A Home Office spokesman said many children are aware of the dangers and this campaign is aimed at refreshing that awareness - in case they've forgotten or lapsed back into less safe surfing habits.

Judging by separate findings from the LSE, the message hasn't sunk in entirely - evidenced by the fact half of all children have provided some element of information (for example, name, age, address, email address or phone number) to someone they met on the internet.

But in reality the messages have been out there for long enough and we've seen plenty of publicity campaigns to the above effect. Is it not time the government started to explore new avenues rather than once more ride through the streets of suburbia on their publicity bandwagon?

Better education of parents - still the weakest link in this particular chain - would be a start and would make it far easier to implement schemes to bundle filtering tools with family PC packages. Many parents hand their children the box and that's the last they see of the PC.

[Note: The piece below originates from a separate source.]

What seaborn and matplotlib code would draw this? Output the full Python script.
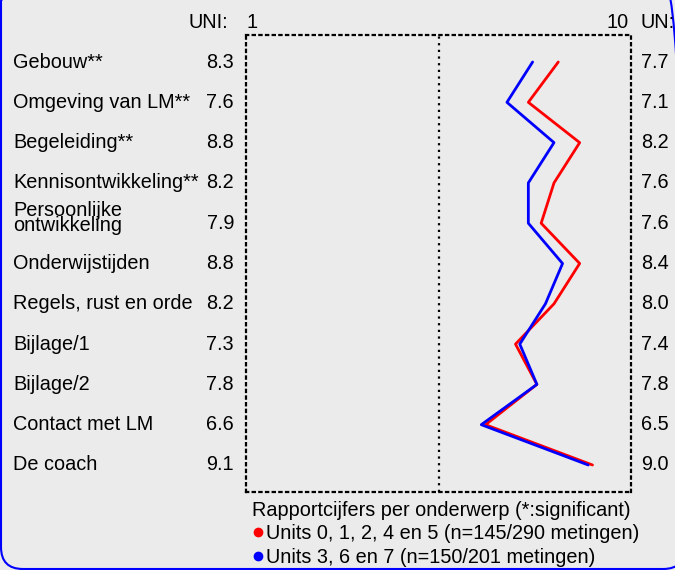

It's a tired, but relevant comparison that parents need to obtain a licence before they can give their child a dog, but a PC and the dangers it presents, used in ignorance or through childish curiosity, can be obtained with little more paperwork than a 'buy now pay later' credit agreement or the obligatory warrantee.

On that note retailers should also take notice. If more sales staff spent more time warning parents about the threats posed by their new PC and less time trying to doubletalk them into lengthy warrantees and credit agreements, parents might leave the shop with a clearer idea of the risks. What about an insistence upon 'best practice' safety demonstrations and instructions on the part of sales staff and the sale of PCs as goods sold under licence? If mystery shoppers catch out a major high street retailer selling PCs without 'the talk' and the correct instruction then they lose their licence. Watch the staff become more conscientious.

These are all just simple suggestions and far from a panacea but it moves the thinking beyond: "I know, what about another publicity campaign?"

Slightly tangential, but there was yet another sign this week that the government isn't equipping itself most effectively to address such issues. Love him, hate him, or simply find him a little odd, Stephen Timms has always been a campaigner on many 'e'-issues and one of very few politicians who gave the impression he understood the internet and the part it plays in society.

So what does the government do? It gives him a job gathering dust in the Treasury.

Did we say naïve at the beginning of this? Perhaps stupid is a better word for it.